The XML chunks will be cached but the bigger chunks I generate the higher the chance I will have to update it every time something changes in the data (that will happen quite frequently).

I can not quantify the sizes and probabilities yet so please treat this question as highly theoretical. I would like to hear your opinions.

Answer 1

For server performance it's somewhat dependant on whether you are bottlenecked by CPU or bandwidth, but for lack of better data you can presume the request overhead to be equivalent to 10 kB data.

For the user it's slightly different, anyone with a reasonable speed connection will mostly just want your application to be responsive, for that reason the big packet solution may be preferable.

One more thing, if size matters an XML data format is probably not the right choice.

Edit: Personally I usually end up building a custom quasi-binary data-format for such stuff, but I probably have a tendency to overdo the bit-squeezing a bit because it's fun.

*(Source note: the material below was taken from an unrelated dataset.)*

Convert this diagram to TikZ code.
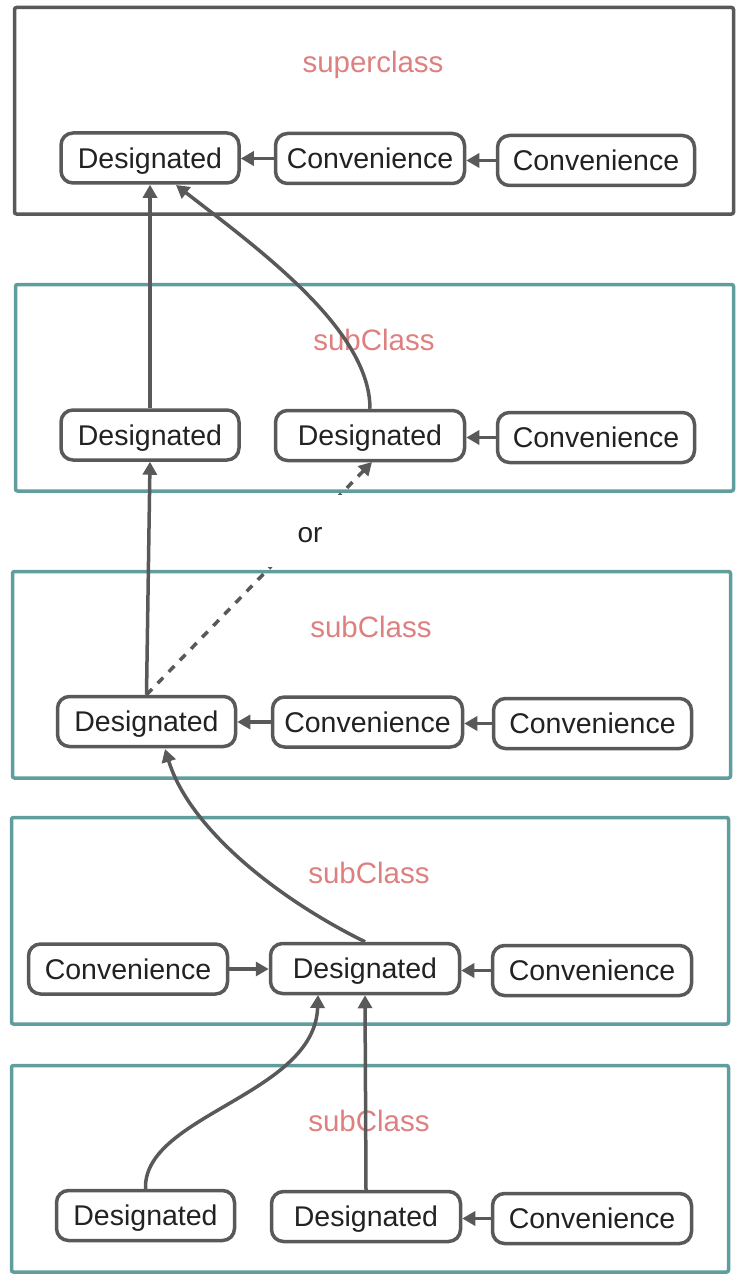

In any case, the things that make the biggest impact on data sizes also happen to be the simplest. JSON is a good base, but the classical JSON style is quite XML-ish. The biggest overhead found in JSON is usually key-value datatypes, like so:

data={
    foo:356682,
    bar:"something",
    foobar:true
}

With the same structure repeated for a load of datapoint, moving from explicit keys to implicit keys is the first step, instead of the above one would use something like:

data=[
    356682,
    "something",
    true
]

The data now has to be in the same explicit order to make unambiguous data extraction possible, but the size advantage is obvious.

Further options include using internally delimited strings rather than arrays of strings, base 64 encoding numbers and in general being creative about choosing the shortest of the many ways any piece of data can be represented.

data="BXFK|something|1"

As for zipping, it ain't magic, especially if using an algorithm that is fast enough to run live on a busy server. Normal deflate doesn't get the broader picture, it will notice that {foo:, ,bar:" and ",foobar: are common patterns and reserve relatively short identifiers for these, but it doesn't get around repeating these identifiers again and again. Further, the more overhead one removes, the better the zip algorithm will handle redundancy in actual data. Don't be surprised if you have made something that seems pretty compact and a simple zip then cut the size in half.

Answer 2

The big kicker is how are the clients connecting. Servers are easy to get fat, responsive pipes to and setup fancy caching/map reducing/precomputing to get around scale issues. Clients are alot trickier. If you are targeting businesses with big, fat pipes and loads of hardware that could push towards something more chatty. If you are worried about 3rd world mobile phones on substandard 2.5g connections, you'll have to play careful games about balancing chattyness versus payload size. But keep in mind that it is oftentimes more expensive to open up that HTTP connection than it is to transfer the payload. I would err towards the side of less chatty because of this -- bandwidth scales, number of connections don't.